- **THE PROBLEM**
From the line with "Give me the" to the line with "import * as", both included, repeat each line exactly and leave out the pictures.

[Records with drawing code]
§ §
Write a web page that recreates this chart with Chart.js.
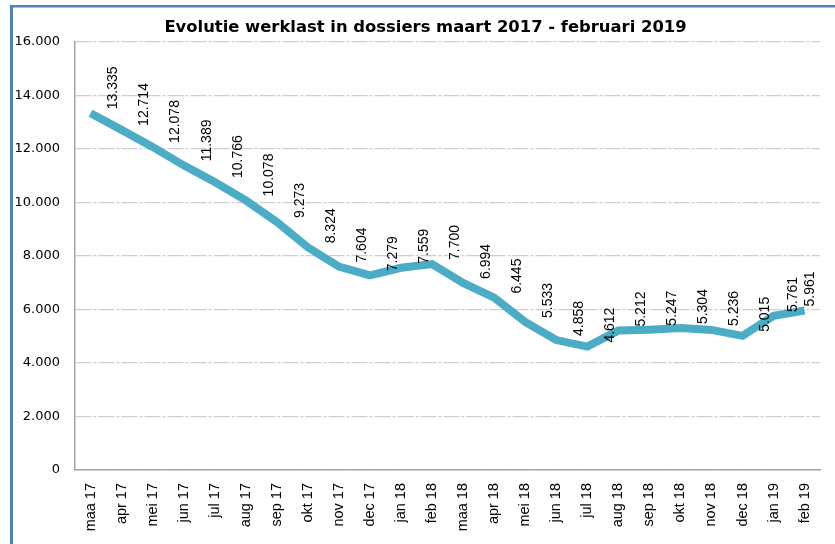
<!DOCTYPE html>
<html>
<head>
<meta charset="utf-8">
<script src="https://cdn.jsdelivr.net/npm/chart.js@4/dist/chart.umd.min.js"></script>
<style>
  html, body { margin: 0; padding: 0; background: #fff; }
  #wrap { width: 835px; height: 544px; position: relative; overflow: hidden; }
</style>
</head>
<body>
<div id="wrap"><canvas id="c" width="835" height="544"></canvas></div>
<script>
const TITLE = 'Evolutie werklast in dossiers maart 2017 - februari 2019';
const categories = ['maa 17','apr 17','mei 17','jun 17','jul 17','aug 17','sep 17','okt 17','nov 17','dec 17',
  'jan 18','feb 18','maa 18','apr 18','mei 18','jun 18','jul 18','aug 18','sep 18','okt 18','nov 18','dec 18',
  'jan 19','feb 19'];
const werklast = [13335,12714,12078,11389,10766,10078,9273,8324,7604,7279,
  7559,7700,6994,6445,5533,4858,4612,5212,5247,5304,5236,5015,
  5761,5961];
const yTicks = [0,2000,4000,6000,8000,10000,12000,14000,16000];

function fmt(v) {
  return String(v).replace(/\B(?=(\d{3})+(?!\d))/g, '.');
}

const framePlugin = {
  id: 'frame',
  beforeDraw(chart) {
    const ctx = chart.ctx;
    ctx.save();
    ctx.fillStyle = '#ffffff';
    ctx.fillRect(0, 0, chart.width, chart.height);
    ctx.fillStyle = '#4F81BD';
    ctx.fillRect(10, 5, 3, chart.height - 5);
    ctx.fillRect(10, 5, chart.width - 10, 2.5);
    ctx.restore();
  }
};

const labelPlugin = {
  id: 'vlabels',
  afterDatasetsDraw(chart) {
    const ctx = chart.ctx;
    const meta = chart.getDatasetMeta(0);
    const data = chart.data.datasets[0].data;
    const pts = meta.data;
    const xs = [];
    let limit = chart.chartArea.right - 10;
    for (let i = pts.length - 1; i >= 0; i--) {
      const x = Math.min(pts[i].x + 23, limit);
      xs[i] = x;
      limit = x - 17;
    }
    ctx.save();
    ctx.font = '14px "Liberation Sans", Arial, sans-serif';
    ctx.fillStyle = '#000000';
    ctx.textAlign = 'left';
    ctx.textBaseline = 'middle';
    for (let i = 0; i < pts.length; i++) {
      ctx.save();
      ctx.translate(xs[i], pts[i].y - 4);
      ctx.rotate(-Math.PI / 2);
      ctx.fillText(fmt(data[i]), 0, 0);
      ctx.restore();
    }
    ctx.restore();
  }
};

new Chart(document.getElementById('c'), {
  type: 'line',
  data: {
    labels: categories,
    datasets: [{
      data: werklast,
      borderColor: '#4BACC6',
      borderWidth: 8,
      pointRadius: 0,
      pointHoverRadius: 0,
      tension: 0,
      fill: false
    }]
  },
  options: {
    responsive: false,
    animation: false,
    events: [],
    layout: { padding: { left: 16, right: 0, top: 0, bottom: 0 } },
    plugins: {
      legend: { display: false },
      tooltip: { enabled: false },
      title: {
        display: true,
        text: TITLE,
        color: '#000000',
        font: { family: '"DejaVu Sans", Verdana, sans-serif', size: 16.4, weight: 'bold', lineHeight: 1.2 },
        padding: { top: 18.2, bottom: 4.1 }
      }
    },
    scales: {
      x: {
        offset: true,
        grid: { display: false, drawTicks: false },
        border: { display: true, color: '#a6a6a6', width: 1.5 },
        ticks: {
          autoSkip: false,
          minRotation: 90,
          maxRotation: 90,
          padding: 13,
          color: '#000000',
          font: { family: '"Liberation Sans", Arial, sans-serif', size: 14.5 }
        },
        afterFit(scale) { scale.height = 74; }
      },
      y: {
        min: 0,
        max: 16000,
        afterBuildTicks(scale) { scale.ticks = yTicks.map(v => ({ value: v })); },
        grid: {
          color: '#cfcfcf',
          lineWidth: 1.2,
          drawTicks: false
        },
        border: { display: true, color: '#a6a6a6', width: 1.5, dash: [16, 2, 3, 2] },
        ticks: {
          padding: 15,
          color: '#000000',
          font: { family: '"DejaVu Sans", Verdana, sans-serif', size: 13 },
          callback: (v) => fmt(v)
        },
        afterFit(scale) { scale.width = 59; }
      }
    }
  },
  plugins: [framePlugin, labelPlugin]
});
</script>
</body>
</html>
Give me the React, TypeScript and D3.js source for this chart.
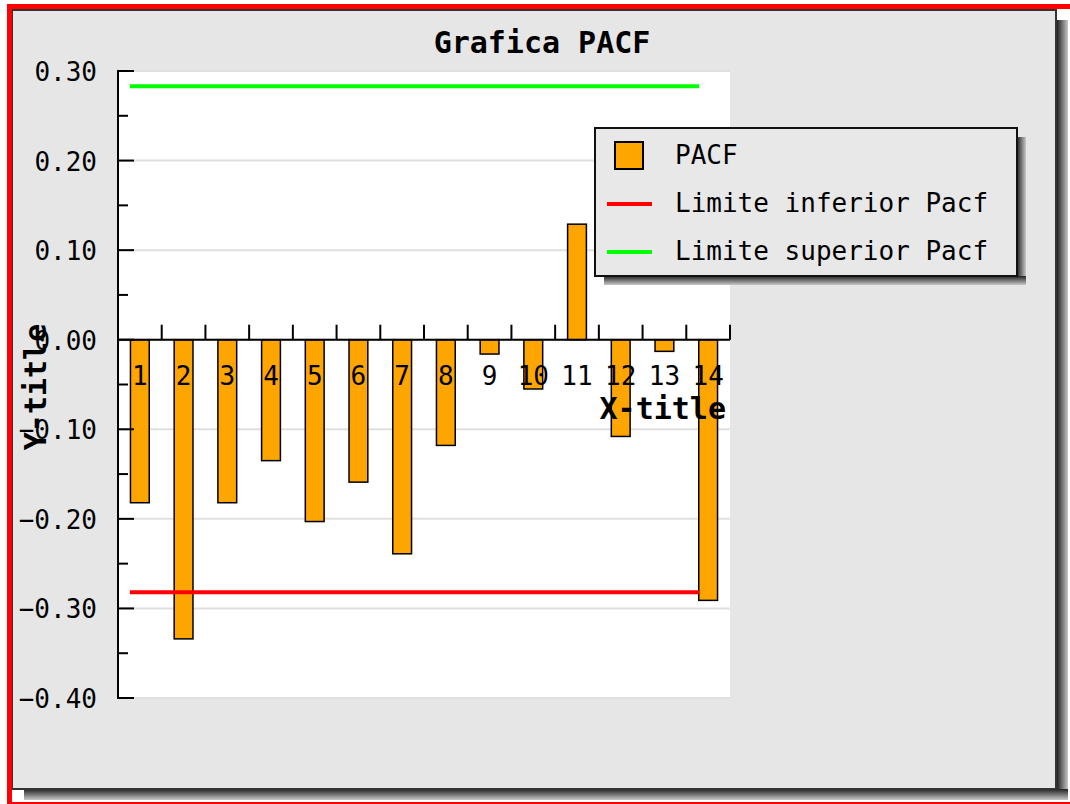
import React from "react";
import * as d3 from "d3";

const categories = ["1", "2", "3", "4", "5", "6", "7", "8", "9", "10", "11", "12", "13", "14"];
const pacfValues = [-0.182, -0.334, -0.182, -0.135, -0.203, -0.159, -0.239, -0.118, -0.016, -0.055, 0.129, -0.108, -0.013, -0.291];
const lowerLimit = -0.282;
const upperLimit = 0.283;
const yMajorTicks = [0.3, 0.2, 0.1, 0.0, -0.1, -0.2, -0.3, -0.4];
const yTickLabels = ["0.30", "0.20", "0.10", "0.00", "\u22120.10", "\u22120.20", "\u22120.30", "\u22120.40"];
const yMinorTicks = [0.25, 0.15, 0.05, -0.05, -0.15, -0.25, -0.35];
const legendLabels = ["PACF", "Limite inferior Pacf", "Limite superior Pacf"];

const FONT = "'DejaVu Sans Mono', monospace";

export default function App() {
  const left = 118, right = 730, top = 71, bottom = 698;
  const y = d3.scaleLinear().domain([-0.4, 0.3]).range([bottom, top]);
  const x = d3.scaleBand<string>().domain(categories).range([left, right]).padding(0);
  const bw = x.bandwidth();
  const cx = (c: string) => (x(c) as number) + bw / 2;
  const xl = d3
    .scalePoint<string>()
    .domain(categories)
    .range([cx(categories[0]) - 10, cx(categories[categories.length - 1]) - 9]);
  const line = d3
    .line<string>()
    .x((c) => xl(c) as number);
  const lowerPath = line.y(() => y(lowerLimit))(categories) as string;
  const upperPath = line.y(() => y(upperLimit))(categories) as string;
  const y0 = y(0);

  return (
    <svg
      width={1070}
      height={804}
      style={{ position: "absolute", left: 0, top: 0, background: "#fff" }}
    >
      <defs>
        <linearGradient id="shR" x1="0" x2="1" y1="0" y2="0">
          <stop offset="0" stopColor="#222" />
          <stop offset="1" stopColor="#c8c8c8" />
        </linearGradient>
        <linearGradient id="shB" x1="0" x2="0" y1="0" y2="1">
          <stop offset="0" stopColor="#222" />
          <stop offset="1" stopColor="#c8c8c8" />
        </linearGradient>
      </defs>
      {/* panel shadow */}
      <rect x={1057} y={20} width={11} height={780} fill="url(#shR)" />
      <rect x={24} y={789} width={1044} height={11} fill="url(#shB)" />
      {/* panel */}
      <rect x={12} y={10} width={1044} height={779} fill="#e6e6e6" stroke="#333" strokeWidth={2} />
      {/* red frame */}
      <rect x={9.5} y={6.5} width={1100} height={798} fill="none" stroke="#ff0000" strokeWidth={5} />

      {/* plot area */}
      <rect x={left} y={top} width={right - left} height={bottom - top} fill="#fff" />
      {yMajorTicks.map((t) => (
        <line key={"g" + t} x1={left} x2={right} y1={y(t)} y2={y(t)} stroke="#e0e0e0" strokeWidth={2} />
      ))}

      {/* bars */}
      {categories.map((c, i) => {
        const v = pacfValues[i];
        const yy = Math.min(y(v), y0);
        const h = Math.abs(y(v) - y0);
        return (
          <rect
            key={"b" + c}
            x={(x(c) as number) + bw * 0.285}
            y={yy}
            width={bw * 0.43}
            height={h}
            fill="#ffa500"
            stroke="#000"
            strokeWidth={1.5}
          />
        );
      })}

      {/* limit lines */}
      <path d={lowerPath} stroke="#ff0000" strokeWidth={4} fill="none" />
      <path d={upperPath} stroke="#00ff00" strokeWidth={4} fill="none" />

      {/* y axis */}
      <line x1={left} x2={left} y1={top - 1} y2={bottom + 1} stroke="#000" strokeWidth={2} />
      {yMajorTicks.map((t) => (
        <line key={"yt" + t} x1={left} x2={left + 16} y1={y(t)} y2={y(t)} stroke="#000" strokeWidth={2} />
      ))}
      {yMinorTicks.map((t) => (
        <line key={"ym" + t} x1={left} x2={left + 10} y1={y(t)} y2={y(t)} stroke="#000" strokeWidth={2} />
      ))}
      {yMajorTicks.map((t, i) => (
        <text
          key={"yl" + t}
          x={97}
          y={y(t) + 10}
          textAnchor="end"
          fontFamily={FONT}
          fontSize={26}
          fill="#000"
        >
          {yTickLabels[i]}
        </text>
      ))}

      {/* x axis */}
      <line x1={left} x2={right} y1={y0} y2={y0} stroke="#000" strokeWidth={2} />
      {categories.map((c) => {
        const xx = (x(c) as number) + bw;
        return <line key={"xt" + c} x1={xx} x2={xx} y1={y0} y2={y0 - 15} stroke="#000" strokeWidth={2} />;
      })}
      {categories.map((c) => (
        <text
          key={"xl" + c}
          x={cx(c)}
          y={385}
          textAnchor="middle"
          fontFamily={FONT}
          fontSize={26}
          fill="#000"
        >
          {c}
        </text>
      ))}

      {/* titles */}
      <text x={542} y={53} textAnchor="middle" fontFamily={FONT} fontSize={30} fontWeight="bold" fill="#000">
        Grafica PACF
      </text>
      <text x={726} y={419} textAnchor="end" fontFamily={FONT} fontSize={30} fontWeight="bold" fill="#000">
        X-title
      </text>
      <text
        transform="translate(46,387) rotate(-90)"
        textAnchor="middle"
        fontFamily={FONT}
        fontSize={30}
        fontWeight="bold"
        fill="#000"
      >
        Y-title
      </text>

      {/* legend */}
      <rect x={1017} y={137} width={9} height={148} fill="url(#shR)" />
      <rect x={604} y={276} width={422} height={9} fill="url(#shB)" />
      <rect x={595} y={128} width={422} height={148} fill="#e8e8e8" stroke="#111" strokeWidth={2} />
      <rect x={615} y={142} width={28} height={27} fill="#ffa500" stroke="#000" strokeWidth={2} />
      <line x1={607} x2={652} y1={204} y2={204} stroke="#ff0000" strokeWidth={4} />
      <line x1={607} x2={652} y1={252} y2={252} stroke="#00ff00" strokeWidth={4} />
      {legendLabels.map((l, i) => (
        <text key={l} x={675} y={164 + i * 48} fontFamily={FONT} fontSize={26} fill="#000">
          {l}
        </text>
      ))}
    </svg>
  );
}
§ §
- **RESULT FOR THIS EXERCISE**
Give me the React, TypeScript and D3.js source for this chart.
import React from "react";
import * as d3 from "d3";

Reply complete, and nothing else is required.